Problem to solve:
Print the lines that start the entries and continue through the one holding "width=50pt] (w8) at", please, exactly and with the pictures omitted.

-=-=-

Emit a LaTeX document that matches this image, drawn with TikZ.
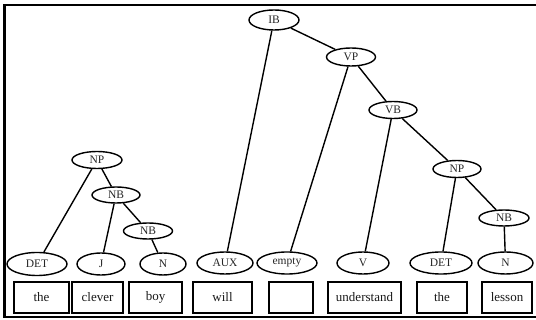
\documentclass[tikz,border=0pt]{standalone}
\usepackage{fontspec}
\setmainfont{Liberation Serif}
\usetikzlibrary{shapes.geometric}
\begin{document}
\begin{tikzpicture}[x=1pt,y=-1pt,
  cat/.style={ellipse,draw,line width=1.4pt,inner sep=0pt,
    font=\fontsize{11.5}{12}\selectfont,text=black!85},
  word/.style={rectangle,draw,line width=1.4pt,inner sep=0pt,
    minimum height=31pt,font=\fontsize{13}{14}\selectfont,text=black!90},
  branch/.style={line width=1.4pt}]
\useasboundingbox (0,0) rectangle (536,320);
% outer frame (open at the right)
\draw[line width=2.5pt] (537,5) -- (4.5,5) -- (4.5,317) -- (537,317);

% words
\node[word,minimum width=55pt] (w1) at (41.5,297.5) {the};
\node[word,minimum width=51pt] (w2) at (97.5,297.5) {clever};
\node[word,minimum width=53pt] (w3) at (155.5,297.5) {boy};
\node[word,minimum width=59pt] (w4) at (222.5,297.5) {will};
\node[word,minimum width=44pt] (w5) at (291,297.5) {};
\node[word,minimum width=73pt] (w6) at (364.5,297.5) {understand};
\node[word,minimum width=50pt] (w7) at (442,297.5) {the};
\node[word,minimum width=50pt] (w8) at (507,297.5) {lesson};

% lexical categories
\node[cat,minimum width=60pt,minimum height=23pt] (det1) at (37,264) {DET};
\node[cat,minimum width=48pt,minimum height=22pt] (adj)  at (101,264) {J};
\node[cat,minimum width=46pt,minimum height=22pt] (n1)   at (163,264) {N};
\node[cat,minimum width=56pt,minimum height=22pt] (aux)  at (225,263) {AUX};
\node[cat,minimum width=60pt,minimum height=22pt] (emp)  at (287,263) {empty};
\node[cat,minimum width=52pt,minimum height=22pt] (verb) at (363,263) {V};
\node[cat,minimum width=62pt,minimum height=22pt] (det2) at (441,263) {DET};
\node[cat,minimum width=55pt,minimum height=22pt] (n2)   at (505.5,263) {N};

% phrasal categories
\node[cat,minimum width=50pt,minimum height=17pt] (np1) at (97,160) {NP};
\node[cat,minimum width=48pt,minimum height=16pt] (nb1) at (116,195) {NB};
\node[cat,minimum width=49pt,minimum height=16pt] (nb2) at (148,231) {NB};
\node[cat,minimum width=50pt,minimum height=20pt] (ib)  at (274,20) {IB};
\node[cat,minimum width=49pt,minimum height=18pt] (vp)  at (351,57) {VP};
\node[cat,minimum width=48pt,minimum height=17pt] (vb)  at (393,110) {VB};
\node[cat,minimum width=48pt,minimum height=17pt] (np2) at (457,169) {NP};
\node[cat,minimum width=50pt,minimum height=16pt] (nb3) at (504,218) {NB};

% branches
\draw[branch] (np1) -- (det1);
\draw[branch] (np1) -- (nb1);
\draw[branch] (nb1) -- (adj);
\draw[branch] (nb1) -- (nb2);
\draw[branch] (nb2) -- (n1);
\draw[branch] (ib) -- (aux);
\draw[branch] (ib) -- (vp);
\draw[branch] (vp) -- (emp);
\draw[branch] (vp) -- (vb);
\draw[branch] (vb) -- (verb);
\draw[branch] (vb) -- (np2);
\draw[branch] (np2) -- (det2);
\draw[branch] (np2) -- (nb3);
\draw[branch] (nb3) -- (n2);
\end{tikzpicture}
\end{document}
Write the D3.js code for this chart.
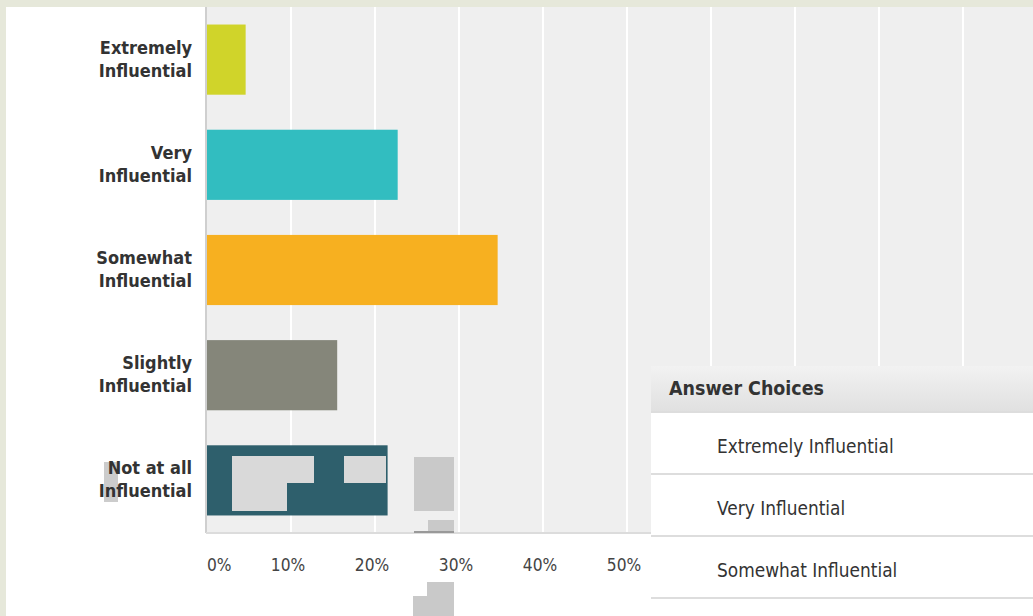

-=-=-

Finished answer:
Emit a LaTeX document that matches this image, drawn with TikZ.
\documentclass[tikz,border=0pt]{standalone}
\usepackage{fontspec}
\setmainfont{Liberation Serif}
\usetikzlibrary{shapes.geometric}
\begin{document}
\begin{tikzpicture}[x=1pt,y=-1pt,
  cat/.style={ellipse,draw,line width=1.4pt,inner sep=0pt,
    font=\fontsize{11.5}{12}\selectfont,text=black!85},
  word/.style={rectangle,draw,line width=1.4pt,inner sep=0pt,
    minimum height=31pt,font=\fontsize{13}{14}\selectfont,text=black!90},
  branch/.style={line width=1.4pt}]
\useasboundingbox (0,0) rectangle (536,320);
% outer frame (open at the right)
\draw[line width=2.5pt] (537,5) -- (4.5,5) -- (4.5,317) -- (537,317);

% words
\node[word,minimum width=55pt] (w1) at (41.5,297.5) {the};
\node[word,minimum width=51pt] (w2) at (97.5,297.5) {clever};
\node[word,minimum width=53pt] (w3) at (155.5,297.5) {boy};
\node[word,minimum width=59pt] (w4) at (222.5,297.5) {will};
\node[word,minimum width=44pt] (w5) at (291,297.5) {};
\node[word,minimum width=73pt] (w6) at (364.5,297.5) {understand};
\node[word,minimum width=50pt] (w7) at (442,297.5) {the};
\node[word,minimum width=50pt] (w8) at (507,297.5) {lesson};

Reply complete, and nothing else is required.